“We must scrupulously guard the civil rights and civil liberties of all citizens, whatever their background. We must remember that any oppression, any injustice, an hatred, is a wedge designed to attack our civilization” – Franklin D Roosevelt, 32nd President of the United States of America.
The statement above coincides with that of New York Senator Mark Gristani after signing into law the bill permitting the marriage of same-sex couples, “I cannot deny a person, a human being, a taxpayer, a worker, the people of my district and across this state,the great state of New York….the same rights I have with my wife”. This bill, enacted today, the 24th of July, marks a momentous occasion for the gay community as New York becomes the 6th state to allow gay marriage. Along with Connecticut, Massachusetts, Iowa, New Hampshire, and Vermont, New York is the largest state to permit same-sex marriage. The bill was passed on June 24th, with a vote of 33 to 29.

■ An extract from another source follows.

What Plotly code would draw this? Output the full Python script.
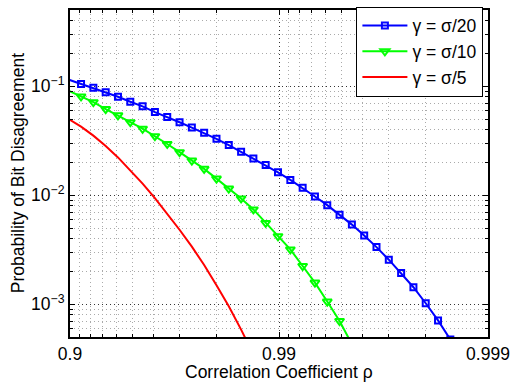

The passing of this bill reflects the evolution of society towards the acceptance of same-sex unions. In 2004, only 37% of New York’s population supported same-sex marriage but the Quinnipiac poll now suggests that as much as 58% of the population does. New York, the birthing place of the gay rights campaign, has now become a symbolic and poignant illustration of the future for all gay citizens in all states. New York will serve as a stepping stone towards the hopeful shift, on a national level, towards acceptance.
Furthermore, the success of the bill can easily be seen by the turnout of gay couples hoping to be married today. With an overwhelming number of marriage requests estimated at 1,728, the city was forced to announce a lottery in which those selected would be able to be married. The 823 winners, though significantly less, still marks a record high in the history of the city, leaving the previous record of 623 (Valentines Day) way behind.
Along with the passing of the bill, the gay community has had a very large media presence this month due to liberal practices being enacted by the White House. Along with the repeal of “don’t ask, don’t tell” (being enacted in mid-September”, President Obama has further endorsed the repeal of the Defense of Marriage Act. This act serves as a current blockade to the national acceptance of same-sex unions as it defines marriage as the union of men and women. Instead, Obama publicly supports the Respect for Marriage Act which states that the federal government should not deny gay couples the right to marry. Though most politicians are skeptical of the repeal being successful, it does mark a starting point for the gay community as it demonstrates the federal government as being willing for change. Coupled together with the inability of the military to continue its policies of persecuting gays and lesbians in the military, the federal government is taking actions to combat the “wedge designed to attack our civilization”.
As a country founded on community and fellowship, hatred and ignorance have for too long held back the potential of America to serve as a true beacon of the equality each citizen has.